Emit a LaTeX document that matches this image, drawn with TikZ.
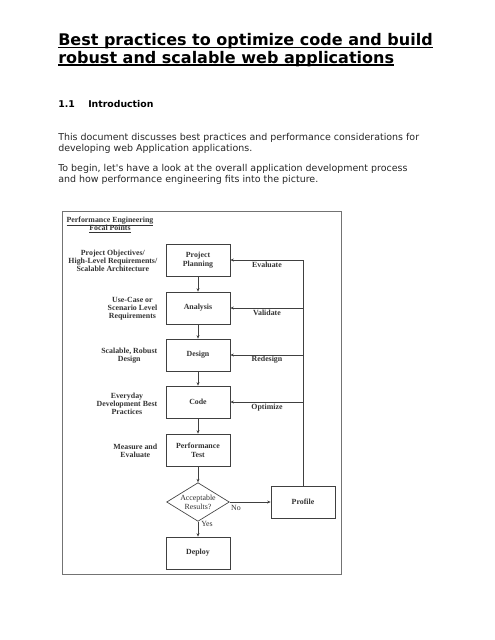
\documentclass[tikz,border=0pt]{standalone}
\usepackage{fontspec}
\setmainfont{Liberation Serif}
\newfontfamily\verdana{DejaVu Sans}
\usetikzlibrary{shapes.geometric,arrows.meta}

\tikzset{
  heading/.style={anchor=base west, inner sep=0pt, font=\verdana\bfseries\fontsize{12}{14}\selectfont},
  sect/.style={anchor=base west, inner sep=0pt, font=\verdana\bfseries\fontsize{7}{8}\selectfont},
  body/.style={anchor=base west, inner sep=0pt, font=\verdana\fontsize{7.1}{8}\selectfont, text=black!85},
  stepbox/.style={draw=black!75, line width=0.5pt, minimum width=48pt, minimum height=24pt,
    inner sep=1pt, align=center, font=\bfseries\fontsize{5.9}{6.6}\selectfont, text=black!80},
  decision/.style={diamond, draw=black!75, line width=0.5pt, minimum width=47pt, minimum height=29pt,
    aspect=1.6, inner sep=0pt, align=center, font=\fontsize{5.9}{6.6}\selectfont, text=black!80},
  focal/.style={align=center, inner sep=0pt, anchor=east, font=\bfseries\fontsize{5.9}{6.1}\selectfont, text=black!80},
  fptitle/.style={inner sep=0pt, anchor=base, font=\bfseries\fontsize{5.9}{6.4}\selectfont, text=black!80},
  loopnote/.style={inner sep=0pt, font=\bfseries\fontsize{5.9}{7}\selectfont, text=black!80},
  small/.style={inner sep=0pt, font=\fontsize{5.9}{7}\selectfont, text=black!80},
  flow/.style={draw=black!75, line width=0.5pt, -{Stealth[length=2.6pt,width=2.2pt]}},
}

\begin{document}
\begin{tikzpicture}[x=0.75pt,y=-0.75pt]
\useasboundingbox (0,0) rectangle (495,640);

% page heading and text
\node[heading] (t1) at (58,45.5) {Best practices to optimize code and build};
\node[heading] (t2) at (58,63) {robust and scalable web applications};
\draw[line width=1.2pt] ([yshift=-1.6pt]t1.base west) -- ([yshift=-1.6pt]t1.base east);
\draw[line width=1.2pt] ([yshift=-1.6pt]t2.base west) -- ([yshift=-1.6pt]t2.base east);
\node[sect] (num) at (58,107) {1.1};
\node[sect] (intro) at (88,107) {Introduction};
\node[body] (p1) at (58,140) {This document discusses best practices and performance considerations for};
\node[body] (p2) at (58,151) {developing web Application applications.};
\node[body] (p3) at (58,171) {To begin, let's have a look at the overall application development process};
\node[body] (p4) at (58,182) {and how performance engineering fits into the picture.};

% frame of the figure
\draw[black!55, line width=0.6pt] (62,211) rectangle (341,574);
\node[fptitle] (fp1) at (110,222) {\underline{Performance Engineering}};
\node[fptitle] (fp2) at (110,230.5) {\underline{Focal Points}};

% process steps
\node[stepbox] (plan) at (198,260) {Project\\Planning};
\node[stepbox] (ana) at (198,308) {Analysis};
\node[stepbox] (des) at (198,355) {Design};
\node[stepbox] (code) at (198,402) {Code};
\node[stepbox] (test) at (198,450) {Performance\\Test};
\node[decision] (ok) at (198,502) {Acceptable\\Results?};
\node[stepbox] (dep) at (198,553) {Deploy};
\node[stepbox] (prof) at (303,502) {Profile};

% focal points
\node[focal] (obj) at (157.5,261) {Project Objectives/\\High-Level Requirements/\\Scalable Architecture};
\node[focal] (req) at (157.5,309) {Use-Case or\\Scenario Level\\Requirements};
\node[focal] (rob) at (157.5,356) {Scalable, Robust\\Design};
\node[focal] (best) at (157.5,404) {Everyday\\Development Best\\Practices};
\node[focal] (meas) at (157.5,451) {Measure and\\Evaluate};

% arrows down
\draw[flow] (plan) -- (ana);
\draw[flow] (ana) -- (des);
\draw[flow] (des) -- (code);
\draw[flow] (code) -- (test);
\draw[flow] (test) -- (ok);
\draw[flow] (ok) -- (dep);
\draw[flow] (ok) -- (prof);

% feedback loop
\draw[flow] (prof.north) |- (plan.east);
\draw[flow] (prof.north |- ana.east) -- (ana.east);
\draw[flow] (prof.north |- des.east) -- (des.east);
\draw[flow] (prof.north |- code.east) -- (code.east);
\node[loopnote] (evl) at (267,265) {Evaluate};
\node[loopnote] (val) at (267,313) {Validate};
\node[loopnote] (red) at (267,360) {Redesign};
\node[loopnote] (opt) at (267,408) {Optimize};
\node[small] (no) at (236,508) {No};
\node[small] (yes) at (207,523.5) {Yes};
\end{tikzpicture}
\end{document}
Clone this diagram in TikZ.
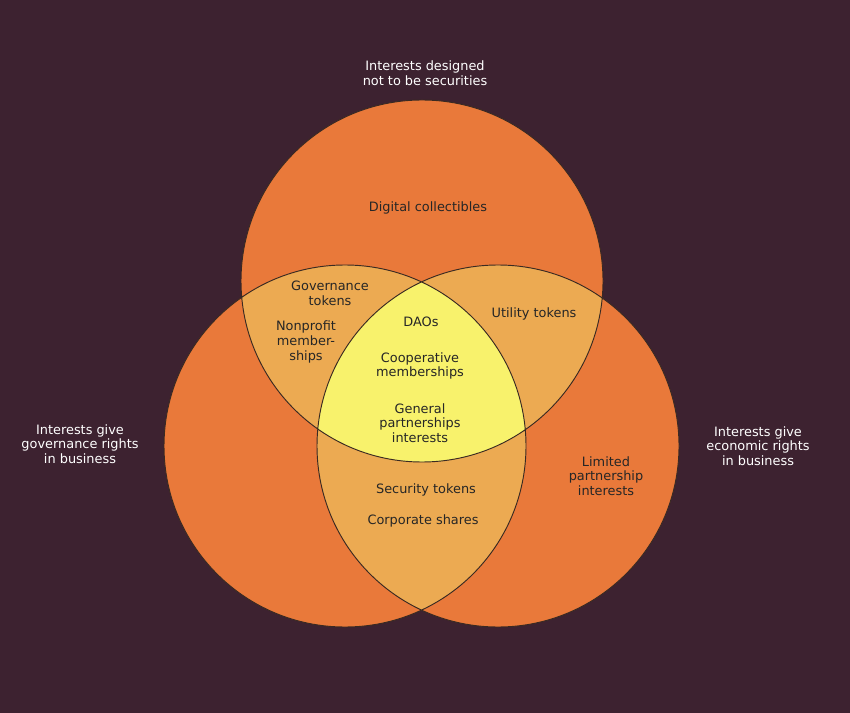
\documentclass[tikz,border=0pt]{standalone}
\usepackage{fontspec}
\setmainfont{DejaVu Sans}
\definecolor{bgplum}{HTML}{3D2230}
\definecolor{setorange}{HTML}{E9793A}
\definecolor{pairamber}{HTML}{ECAA52}
\definecolor{coreyellow}{HTML}{F8F26C}
\definecolor{rimline}{HTML}{3A2A22}
\tikzset{
  lbl/.style={align=center, font=\fontsize{11}{12.5}\selectfont, text=black!85},
  outer/.style={align=center, font=\fontsize{11}{12.5}\selectfont, text=white}
}
\begin{document}
\begin{tikzpicture}[x=0.03cm,y=-0.03cm]
\fill[bgplum] (0,0) rectangle (850,713);
\useasboundingbox (0,0) rectangle (850,713);
\def\topset{(422,281) circle (181)}
\def\leftset{(345,446) circle (181)}
\def\rightset{(498,446) circle (181)}
% single sets
\fill[setorange] \topset; \fill[setorange] \leftset; \fill[setorange] \rightset;
% pairwise overlaps
\begin{scope}\clip \topset; \fill[pairamber] \leftset; \fill[pairamber] \rightset;\end{scope}
\begin{scope}\clip \leftset; \fill[pairamber] \rightset;\end{scope}
% core
\begin{scope}\clip \topset; \clip \leftset; \fill[coreyellow] \rightset;\end{scope}
\draw[rimline, line width=0.8pt] \topset \leftset \rightset;
% labels
\node[outer] (ttl) at (425,73) {Interests designed\\not to be securities};
\node[outer] (gov) at (80,444) {Interests give\\governance rights\\in business};
\node[outer] (eco) at (758,446) {Interests give\\economic rights\\in business};
\node[lbl] (dig) at (428,208) {Digital collectibles};
\node[lbl] (gtk) at (330,293) {Governance\\tokens};
\node[lbl] (npm) at (306,342) {Nonprofit\\member-\\ships};
\node[lbl] (utk) at (534,314) {Utility tokens};
\node[lbl] (dao) at (421,322) {DAOs};
\node[lbl] (coop) at (420,366) {Cooperative\\memberships};
\node[lbl] (gpi) at (420,423) {General\\partnerships\\interests};
\node[lbl] (lpi) at (606,476) {Limited\\partnership\\interests};
\node[lbl] (sec) at (426,490) {Security tokens};
\node[lbl] (corp) at (423,521) {Corporate shares};
\end{tikzpicture}
\end{document}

*WHAT YOU HAVE TO DO*: Every entry must be transcribed exactly. Pictures do not belong in the copy.

*EXERCISE OUTPUT*:
Emit a LaTeX document that matches this image, drawn with TikZ.
\documentclass[tikz,border=0pt]{standalone}
\usepackage{fontspec}
\setmainfont{Liberation Serif}
\newfontfamily\verdana{DejaVu Sans}
\usetikzlibrary{shapes.geometric,arrows.meta}

\tikzset{
  heading/.style={anchor=base west, inner sep=0pt, font=\verdana\bfseries\fontsize{12}{14}\selectfont},
  sect/.style={anchor=base west, inner sep=0pt, font=\verdana\bfseries\fontsize{7}{8}\selectfont},
  body/.style={anchor=base west, inner sep=0pt, font=\verdana\fontsize{7.1}{8}\selectfont, text=black!85},
  stepbox/.style={draw=black!75, line width=0.5pt, minimum width=48pt, minimum height=24pt,
    inner sep=1pt, align=center, font=\bfseries\fontsize{5.9}{6.6}\selectfont, text=black!80},
  decision/.style={diamond, draw=black!75, line width=0.5pt, minimum width=47pt, minimum height=29pt,
    aspect=1.6, inner sep=0pt, align=center, font=\fontsize{5.9}{6.6}\selectfont, text=black!80},
  focal/.style={align=center, inner sep=0pt, anchor=east, font=\bfseries\fontsize{5.9}{6.1}\selectfont, text=black!80},
  fptitle/.style={inner sep=0pt, anchor=base, font=\bfseries\fontsize{5.9}{6.4}\selectfont, text=black!80},
  loopnote/.style={inner sep=0pt, font=\bfseries\fontsize{5.9}{7}\selectfont, text=black!80},
  small/.style={inner sep=0pt, font=\fontsize{5.9}{7}\selectfont, text=black!80},
  flow/.style={draw=black!75, line width=0.5pt, -{Stealth[length=2.6pt,width=2.2pt]}},
}

\begin{document}
\begin{tikzpicture}[x=0.75pt,y=-0.75pt]
\useasboundingbox (0,0) rectangle (495,640);

% page heading and text
\node[heading] (t1) at (58,45.5) {Best practices to optimize code and build};
\node[heading] (t2) at (58,63) {robust and scalable web applications};
\draw[line width=1.2pt] ([yshift=-1.6pt]t1.base west) -- ([yshift=-1.6pt]t1.base east);
\draw[line width=1.2pt] ([yshift=-1.6pt]t2.base west) -- ([yshift=-1.6pt]t2.base east);
\node[sect] (num) at (58,107) {1.1};
\node[sect] (intro) at (88,107) {Introduction};
\node[body] (p1) at (58,140) {This document discusses best practices and performance considerations for};
\node[body] (p2) at (58,151) {developing web Application applications.};
\node[body] (p3) at (58,171) {To begin, let's have a look at the overall application development process};
\node[body] (p4) at (58,182) {and how performance engineering fits into the picture.};

% frame of the figure
\draw[black!55, line width=0.6pt] (62,211) rectangle (341,574);
\node[fptitle] (fp1) at (110,222) {\underline{Performance Engineering}};
\node[fptitle] (fp2) at (110,230.5) {\underline{Focal Points}};

% process steps
\node[stepbox] (plan) at (198,260) {Project\\Planning};
\node[stepbox] (ana) at (198,308) {Analysis};
\node[stepbox] (des) at (198,355) {Design};
\node[stepbox] (code) at (198,402) {Code};
\node[stepbox] (test) at (198,450) {Performance\\Test};
\node[decision] (ok) at (198,502) {Acceptable\\Results?};
\node[stepbox] (dep) at (198,553) {Deploy};
\node[stepbox] (prof) at (303,502) {Profile};

% focal points
\node[focal] (obj) at (157.5,261) {Project Objectives/\\High-Level Requirements/\\Scalable Architecture};
\node[focal] (req) at (157.5,309) {Use-Case or\\Scenario Level\\Requirements};
\node[focal] (rob) at (157.5,356) {Scalable, Robust\\Design};
\node[focal] (best) at (157.5,404) {Everyday\\Development Best\\Practices};
\node[focal] (meas) at (157.5,451) {Measure and\\Evaluate};

% arrows down
\draw[flow] (plan) -- (ana);
\draw[flow] (ana) -- (des);
\draw[flow] (des) -- (code);
\draw[flow] (code) -- (test);
\draw[flow] (test) -- (ok);
\draw[flow] (ok) -- (dep);
\draw[flow] (ok) -- (prof);

% feedback loop
\draw[flow] (prof.north) |- (plan.east);
\draw[flow] (prof.north |- ana.east) -- (ana.east);
\draw[flow] (prof.north |- des.east) -- (des.east);
\draw[flow] (prof.north |- code.east) -- (code.east);
\node[loopnote] (evl) at (267,265) {Evaluate};
\node[loopnote] (val) at (267,313) {Validate};
\node[loopnote] (red) at (267,360) {Redesign};
\node[loopnote] (opt) at (267,408) {Optimize};
\node[small] (no) at (236,508) {No};
\node[small] (yes) at (207,523.5) {Yes};
\end{tikzpicture}
\end{document}
Clone this diagram in TikZ.
\documentclass[tikz,border=0pt]{standalone}
\usepackage{fontspec}
\setmainfont{DejaVu Sans}
\definecolor{bgplum}{HTML}{3D2230}
\definecolor{setorange}{HTML}{E9793A}
\definecolor{pairamber}{HTML}{ECAA52}
\definecolor{coreyellow}{HTML}{F8F26C}
\definecolor{rimline}{HTML}{3A2A22}
\tikzset{
  lbl/.style={align=center, font=\fontsize{11}{12.5}\selectfont, text=black!85},
  outer/.style={align=center, font=\fontsize{11}{12.5}\selectfont, text=white}
}
\begin{document}
\begin{tikzpicture}[x=0.03cm,y=-0.03cm]
\fill[bgplum] (0,0) rectangle (850,713);
\useasboundingbox (0,0) rectangle (850,713);
\def\topset{(422,281) circle (181)}
\def\leftset{(345,446) circle (181)}
\def\rightset{(498,446) circle (181)}
% single sets
\fill[setorange] \topset; \fill[setorange] \leftset; \fill[setorange] \rightset;
% pairwise overlaps
\begin{scope}\clip \topset; \fill[pairamber] \leftset; \fill[pairamber] \rightset;\end{scope}
\begin{scope}\clip \leftset; \fill[pairamber] \rightset;\end{scope}
% core
\begin{scope}\clip \topset; \clip \leftset; \fill[coreyellow] \rightset;\end{scope}
\draw[rimline, line width=0.8pt] \topset \leftset \rightset;
% labels
\node[outer] (ttl) at (425,73) {Interests designed\\not to be securities};
\node[outer] (gov) at (80,444) {Interests give\\governance rights\\in business};
\node[outer] (eco) at (758,446) {Interests give\\economic rights\\in business};
\node[lbl] (dig) at (428,208) {Digital collectibles};
\node[lbl] (gtk) at (330,293) {Governance\\tokens};
\node[lbl] (npm) at (306,342) {Nonprofit\\member-\\ships};
\node[lbl] (utk) at (534,314) {Utility tokens};
\node[lbl] (dao) at (421,322) {DAOs};
\node[lbl] (coop) at (420,366) {Cooperative\\memberships};
\node[lbl] (gpi) at (420,423) {General\\partnerships\\interests};
\node[lbl] (lpi) at (606,476) {Limited\\partnership\\interests};
\node[lbl] (sec) at (426,490) {Security tokens};
\node[lbl] (corp) at (423,521) {Corporate shares};
\end{tikzpicture}
\end{document}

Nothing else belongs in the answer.